--- BEGIN RECORD EXTRACTS ---
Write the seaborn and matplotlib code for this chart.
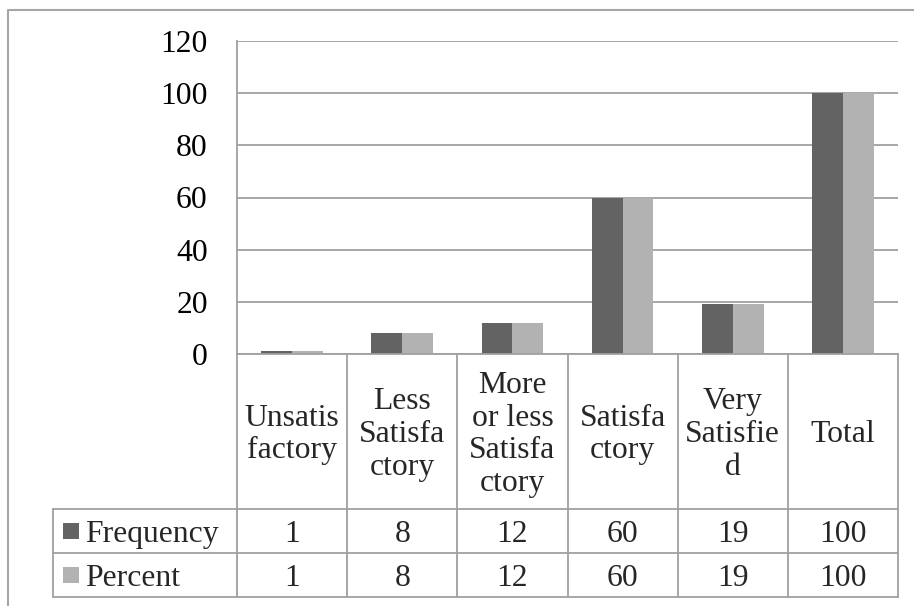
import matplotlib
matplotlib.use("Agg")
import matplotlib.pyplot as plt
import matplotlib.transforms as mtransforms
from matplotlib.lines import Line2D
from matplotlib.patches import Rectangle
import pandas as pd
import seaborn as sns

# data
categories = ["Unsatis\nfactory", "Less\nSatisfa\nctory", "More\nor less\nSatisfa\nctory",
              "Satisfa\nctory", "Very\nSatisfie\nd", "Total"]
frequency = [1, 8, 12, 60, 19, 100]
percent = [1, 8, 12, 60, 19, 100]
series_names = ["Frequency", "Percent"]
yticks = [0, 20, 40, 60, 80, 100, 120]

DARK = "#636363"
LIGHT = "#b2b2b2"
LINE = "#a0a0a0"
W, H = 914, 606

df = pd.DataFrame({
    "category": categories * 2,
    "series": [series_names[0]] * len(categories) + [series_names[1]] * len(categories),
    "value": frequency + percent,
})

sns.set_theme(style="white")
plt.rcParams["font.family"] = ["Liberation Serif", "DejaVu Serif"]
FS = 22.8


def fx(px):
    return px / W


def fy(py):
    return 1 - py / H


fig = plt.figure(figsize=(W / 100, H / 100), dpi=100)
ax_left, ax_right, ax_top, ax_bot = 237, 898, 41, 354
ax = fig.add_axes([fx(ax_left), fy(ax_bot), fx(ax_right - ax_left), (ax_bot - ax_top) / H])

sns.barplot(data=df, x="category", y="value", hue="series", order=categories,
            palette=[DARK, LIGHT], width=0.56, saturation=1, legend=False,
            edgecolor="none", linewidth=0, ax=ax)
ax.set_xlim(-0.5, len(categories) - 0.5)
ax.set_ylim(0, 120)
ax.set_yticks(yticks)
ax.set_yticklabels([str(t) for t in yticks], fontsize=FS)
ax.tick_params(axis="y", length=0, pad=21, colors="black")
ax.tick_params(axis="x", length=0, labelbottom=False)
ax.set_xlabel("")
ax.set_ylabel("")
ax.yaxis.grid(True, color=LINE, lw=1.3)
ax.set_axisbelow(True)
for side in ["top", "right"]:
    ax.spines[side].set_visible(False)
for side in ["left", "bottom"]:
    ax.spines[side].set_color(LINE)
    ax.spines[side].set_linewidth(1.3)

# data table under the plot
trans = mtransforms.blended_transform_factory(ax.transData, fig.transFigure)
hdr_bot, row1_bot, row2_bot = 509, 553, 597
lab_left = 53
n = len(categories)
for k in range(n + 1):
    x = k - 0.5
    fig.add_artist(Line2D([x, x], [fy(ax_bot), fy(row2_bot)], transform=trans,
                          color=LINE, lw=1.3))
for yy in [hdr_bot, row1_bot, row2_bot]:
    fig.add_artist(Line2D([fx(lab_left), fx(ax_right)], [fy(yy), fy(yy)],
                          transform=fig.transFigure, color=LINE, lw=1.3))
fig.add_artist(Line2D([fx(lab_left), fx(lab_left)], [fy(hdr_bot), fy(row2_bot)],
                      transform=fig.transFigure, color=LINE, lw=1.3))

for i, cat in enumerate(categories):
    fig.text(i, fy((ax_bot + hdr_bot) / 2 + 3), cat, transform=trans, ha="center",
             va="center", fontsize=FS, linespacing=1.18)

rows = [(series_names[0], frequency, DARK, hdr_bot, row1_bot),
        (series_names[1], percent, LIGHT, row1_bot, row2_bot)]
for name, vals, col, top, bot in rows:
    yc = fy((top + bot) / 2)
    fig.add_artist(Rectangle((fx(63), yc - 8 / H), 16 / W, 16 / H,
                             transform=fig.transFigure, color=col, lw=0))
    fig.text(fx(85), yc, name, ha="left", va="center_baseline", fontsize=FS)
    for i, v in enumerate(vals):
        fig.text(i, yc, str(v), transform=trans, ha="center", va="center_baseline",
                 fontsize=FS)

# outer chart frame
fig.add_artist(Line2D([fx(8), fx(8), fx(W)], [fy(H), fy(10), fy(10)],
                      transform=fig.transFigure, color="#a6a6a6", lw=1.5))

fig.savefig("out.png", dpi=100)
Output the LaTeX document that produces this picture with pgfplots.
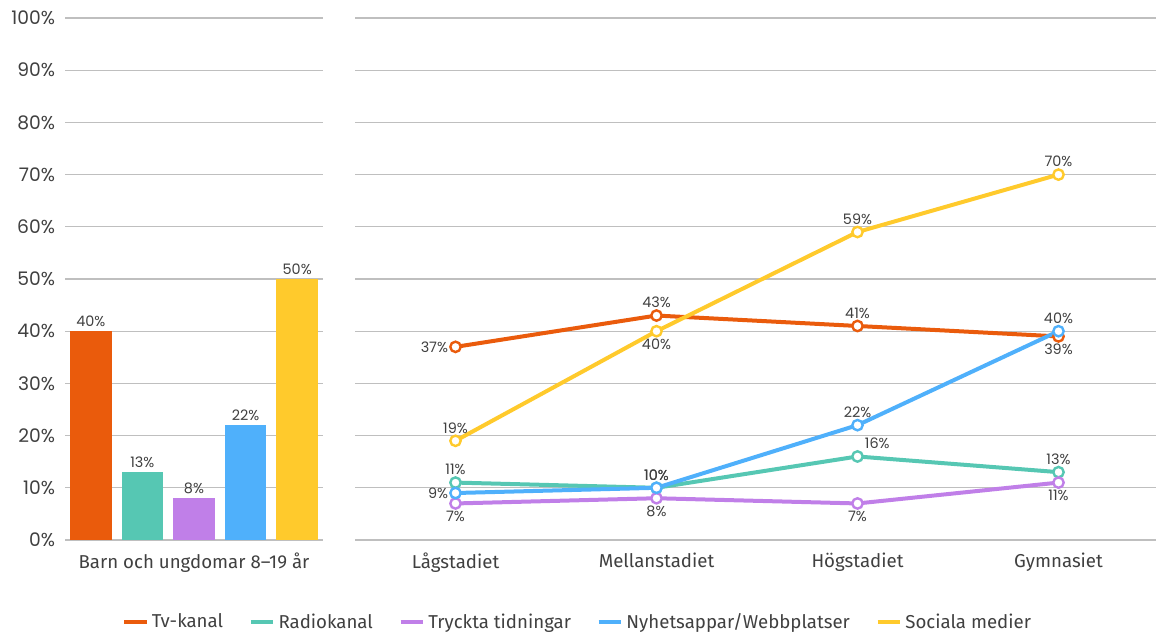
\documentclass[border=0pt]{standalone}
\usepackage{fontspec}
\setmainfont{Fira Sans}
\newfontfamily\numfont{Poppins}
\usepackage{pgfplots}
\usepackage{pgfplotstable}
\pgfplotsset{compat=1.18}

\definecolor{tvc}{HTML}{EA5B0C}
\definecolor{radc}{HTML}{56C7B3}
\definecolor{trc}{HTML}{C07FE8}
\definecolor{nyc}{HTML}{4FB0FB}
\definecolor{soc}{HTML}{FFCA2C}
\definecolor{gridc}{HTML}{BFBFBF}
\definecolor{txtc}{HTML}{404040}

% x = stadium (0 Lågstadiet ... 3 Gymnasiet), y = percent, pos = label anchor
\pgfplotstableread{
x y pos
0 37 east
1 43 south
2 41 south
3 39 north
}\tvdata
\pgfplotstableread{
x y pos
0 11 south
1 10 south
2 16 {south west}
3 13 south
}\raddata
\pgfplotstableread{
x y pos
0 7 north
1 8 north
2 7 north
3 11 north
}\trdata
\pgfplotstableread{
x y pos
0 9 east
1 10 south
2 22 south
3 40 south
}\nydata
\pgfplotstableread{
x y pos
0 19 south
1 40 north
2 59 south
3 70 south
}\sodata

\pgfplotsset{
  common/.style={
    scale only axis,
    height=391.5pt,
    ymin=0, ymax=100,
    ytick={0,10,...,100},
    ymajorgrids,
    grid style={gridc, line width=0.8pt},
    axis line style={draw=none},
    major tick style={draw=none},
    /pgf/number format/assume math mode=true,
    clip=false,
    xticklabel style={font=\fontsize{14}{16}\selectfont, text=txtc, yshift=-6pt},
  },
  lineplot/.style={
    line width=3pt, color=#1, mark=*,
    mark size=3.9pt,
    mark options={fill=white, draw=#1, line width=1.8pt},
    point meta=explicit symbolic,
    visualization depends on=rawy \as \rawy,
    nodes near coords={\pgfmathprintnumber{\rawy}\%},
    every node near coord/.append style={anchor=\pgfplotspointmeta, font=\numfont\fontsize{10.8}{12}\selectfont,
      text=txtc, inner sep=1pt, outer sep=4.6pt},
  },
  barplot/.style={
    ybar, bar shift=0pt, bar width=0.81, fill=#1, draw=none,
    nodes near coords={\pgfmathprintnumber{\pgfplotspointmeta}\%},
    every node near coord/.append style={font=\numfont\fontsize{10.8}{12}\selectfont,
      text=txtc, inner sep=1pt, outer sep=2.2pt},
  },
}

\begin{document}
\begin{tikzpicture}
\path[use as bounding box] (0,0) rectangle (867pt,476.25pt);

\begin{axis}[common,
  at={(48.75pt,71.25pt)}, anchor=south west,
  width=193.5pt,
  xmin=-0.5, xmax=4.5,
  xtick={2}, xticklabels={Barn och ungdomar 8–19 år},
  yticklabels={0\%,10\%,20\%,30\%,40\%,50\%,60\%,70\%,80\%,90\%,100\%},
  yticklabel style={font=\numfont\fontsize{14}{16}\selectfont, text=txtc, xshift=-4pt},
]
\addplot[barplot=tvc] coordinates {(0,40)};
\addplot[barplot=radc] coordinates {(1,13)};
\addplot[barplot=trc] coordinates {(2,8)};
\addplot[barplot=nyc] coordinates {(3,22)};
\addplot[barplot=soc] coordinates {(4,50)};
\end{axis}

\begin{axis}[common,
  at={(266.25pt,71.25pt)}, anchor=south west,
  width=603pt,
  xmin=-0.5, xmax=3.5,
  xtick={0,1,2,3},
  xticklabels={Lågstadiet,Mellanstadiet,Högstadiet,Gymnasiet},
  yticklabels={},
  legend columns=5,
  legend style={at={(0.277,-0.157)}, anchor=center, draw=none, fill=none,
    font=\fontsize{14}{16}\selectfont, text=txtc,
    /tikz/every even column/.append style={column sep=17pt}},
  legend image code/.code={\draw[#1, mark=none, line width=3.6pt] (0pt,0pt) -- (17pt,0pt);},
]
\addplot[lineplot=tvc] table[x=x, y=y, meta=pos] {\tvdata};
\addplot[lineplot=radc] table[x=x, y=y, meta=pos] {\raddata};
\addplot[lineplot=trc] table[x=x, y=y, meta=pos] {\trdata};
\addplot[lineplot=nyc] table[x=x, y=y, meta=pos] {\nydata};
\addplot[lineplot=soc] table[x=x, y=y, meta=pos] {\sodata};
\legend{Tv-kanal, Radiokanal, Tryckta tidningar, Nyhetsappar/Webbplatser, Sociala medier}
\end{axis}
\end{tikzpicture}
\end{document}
--- END RECORD EXTRACTS ---
* **GIVEN REQUEST**: Please return, exactly as written, the lines from the first line of the records above through the line containing "W, H = 914, 606", both included, leaving out any pictures.

* **WRITTEN SOLUTION**:
Write the seaborn and matplotlib code for this chart.
import matplotlib
matplotlib.use("Agg")
import matplotlib.pyplot as plt
import matplotlib.transforms as mtransforms
from matplotlib.lines import Line2D
from matplotlib.patches import Rectangle
import pandas as pd
import seaborn as sns

# data
categories = ["Unsatis\nfactory", "Less\nSatisfa\nctory", "More\nor less\nSatisfa\nctory",
              "Satisfa\nctory", "Very\nSatisfie\nd", "Total"]
frequency = [1, 8, 12, 60, 19, 100]
percent = [1, 8, 12, 60, 19, 100]
series_names = ["Frequency", "Percent"]
yticks = [0, 20, 40, 60, 80, 100, 120]

DARK = "#636363"
LIGHT = "#b2b2b2"
LINE = "#a0a0a0"
W, H = 914, 606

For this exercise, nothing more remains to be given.